In this case, however, two different interests of equal legal value must be balanced: the protection of one’s privacy and the right to information, albeit of a scandalistic nature.
This balancing therefore excludes any kind of violation in cases where images or other data are legitimately acquired in public or publicly accessible places, while on the contrary, it constitutes an unlawful violation to unlawfully enter real or virtual places where access is private and where such data are stored—data which, through our own fault, we often fail to properly value.
Who Violates Our Data and Steals It for Profit
It is necessary to distinguish between those who are responsible for the disclosure of data because, under contract, they are obliged to prevent it, and those who, on the contrary, commit outright fraudulent theft from the “custodians’” IT systems.
The latter are not liable for damages for failing to adopt adequate measures to prevent access; instead, they are criminally liable, as their conduct amounts to actual theft.
Needless to say, in order to carry out such conduct, it is necessary to have IT skills that certainly go beyond the basic knowledge that we all have.

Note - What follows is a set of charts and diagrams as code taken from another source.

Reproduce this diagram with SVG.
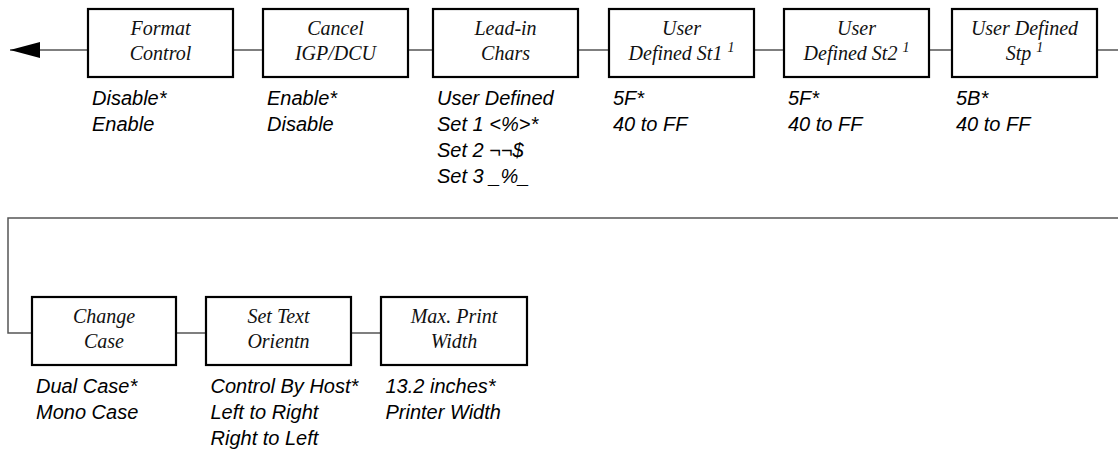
<svg xmlns="http://www.w3.org/2000/svg" width="1118" height="451" viewBox="0 0 1118 451">
<style>
.box{fill:#fff;stroke:#000;stroke-width:2.2}
.lbl{font-family:"Liberation Serif",serif;font-style:italic;font-size:20px;text-anchor:middle;fill:#111}
.sup{font-size:14px}
.opt{font-family:"Liberation Sans",sans-serif;font-style:italic;font-size:20px;fill:#000}
.conn{stroke:#555;stroke-width:1.5;fill:none}
</style>
<defs>
<marker id="arr" markerUnits="userSpaceOnUse" markerWidth="30" markerHeight="16" refX="30" refY="8" orient="auto">
<path d="M0,0 L30,8 L0,16 z" fill="#000"/>
</marker>
</defs>
<g id="connectors">
<line class="conn" x1="88" y1="50" x2="10" y2="50" marker-end="url(#arr)"/>
<line class="conn" x1="233" y1="50" x2="263" y2="50"/>
<line class="conn" x1="408" y1="50" x2="433" y2="50"/>
<line class="conn" x1="578" y1="50" x2="609" y2="50"/>
<line class="conn" x1="754" y1="50" x2="784" y2="50"/>
<line class="conn" x1="929" y1="50" x2="952" y2="50"/>
<line class="conn" x1="1097" y1="50" x2="1118" y2="50"/>
<path class="conn" d="M1118,218 H8 V333 H32"/>
<line class="conn" x1="176" y1="333" x2="206" y2="333"/>
<line class="conn" x1="351" y1="333" x2="381" y2="333"/>
</g>
<g id="format-control">
<rect class="box" x="88" y="9" width="145" height="68"/>
<text class="lbl" x="160.5" y="34.5">Format</text>
<text class="lbl" x="160.5" y="59.5">Control</text>
<text class="opt" x="92" y="105">Disable*</text>
<text class="opt" x="92" y="131">Enable</text>
</g>
<g id="cancel-igp">
<rect class="box" x="263" y="9" width="145" height="68"/>
<text class="lbl" x="335.5" y="34.5">Cancel</text>
<text class="lbl" x="335.5" y="59.5">IGP/DCU</text>
<text class="opt" x="267" y="105">Enable*</text>
<text class="opt" x="267" y="131">Disable</text>
</g>
<g id="lead-in-chars">
<rect class="box" x="433" y="9" width="145" height="68"/>
<text class="lbl" x="505.5" y="34.5">Lead-in</text>
<text class="lbl" x="505.5" y="59.5">Chars</text>
<text class="opt" x="437" y="105">User Defined</text>
<text class="opt" x="437" y="131">Set 1 &lt;%&gt;*</text>
<text class="opt" x="437" y="157">Set 2 ¬¬$</text>
<text class="opt" x="437" y="183">Set 3 _%_</text>
</g>
<g id="user-defined-st1">
<rect class="box" x="609" y="9" width="145" height="68"/>
<text class="lbl" x="681.5" y="34.5">User</text>
<text class="lbl" x="681.5" y="59.5">Defined St1 <tspan class="sup" dy="-8">1</tspan></text>
<text class="opt" x="613" y="105">5F*</text>
<text class="opt" x="613" y="131">40 to FF</text>
</g>
<g id="user-defined-st2">
<rect class="box" x="784" y="9" width="145" height="68"/>
<text class="lbl" x="856.5" y="34.5">User</text>
<text class="lbl" x="856.5" y="59.5">Defined St2 <tspan class="sup" dy="-8">1</tspan></text>
<text class="opt" x="788" y="105">5F*</text>
<text class="opt" x="788" y="131">40 to FF</text>
</g>
<g id="user-defined-stp">
<rect class="box" x="952" y="9" width="145" height="68"/>
<text class="lbl" x="1024.5" y="34.5">User Defined</text>
<text class="lbl" x="1024.5" y="59.5">Stp <tspan class="sup" dy="-8">1</tspan></text>
<text class="opt" x="956" y="105">5B*</text>
<text class="opt" x="956" y="131">40 to FF</text>
</g>
<g id="change-case">
<rect class="box" x="32" y="297" width="144" height="68"/>
<text class="lbl" x="104" y="322.5">Change</text>
<text class="lbl" x="104" y="347.5">Case</text>
<text class="opt" x="36" y="393">Dual Case*</text>
<text class="opt" x="36" y="419">Mono Case</text>
</g>
<g id="set-text-orientn">
<rect class="box" x="206" y="297" width="145" height="68"/>
<text class="lbl" x="278.5" y="322.5">Set Text</text>
<text class="lbl" x="278.5" y="347.5">Orientn</text>
<text class="opt" x="210.5" y="393">Control By Host*</text>
<text class="opt" x="210.5" y="419">Left to Right</text>
<text class="opt" x="210.5" y="445">Right to Left</text>
</g>
<g id="max-print-width">
<rect class="box" x="381" y="297" width="146" height="68"/>
<text class="lbl" x="454" y="322.5">Max. Print</text>
<text class="lbl" x="454" y="347.5">Width</text>
<text class="opt" x="385.5" y="393">13.2 inches*</text>
<text class="opt" x="385.5" y="419">Printer Width</text>
</g>
</svg>
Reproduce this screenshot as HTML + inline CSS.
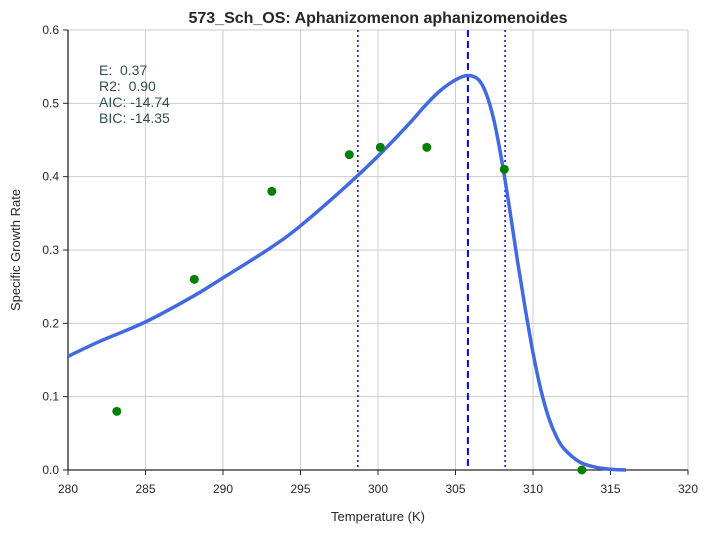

These are the so-called hackers, people who can easily overcome every virtual barrier to reach the treasure of our data and, ultimately, our money.
It is not always necessary to have a degree certifying such skills since, more often than not, we are not dealing with IT engineers but simply with those young geniuses who, from the outset of their lives, have shown a talent and aptitude for the virtual world.
A famous example was the Wikileaks case, which probably involved the largest data theft in modern history.
The point is this: when there are worlds we cannot fully understand or manage, we are in danger.
This happens in every field, and even more so in IT.
We entrust our lives and our secrets to a computer, while knowing we have no tools to fight potential attackers far more skilled than we are, relying essentially only on luck to guide our virtual existence.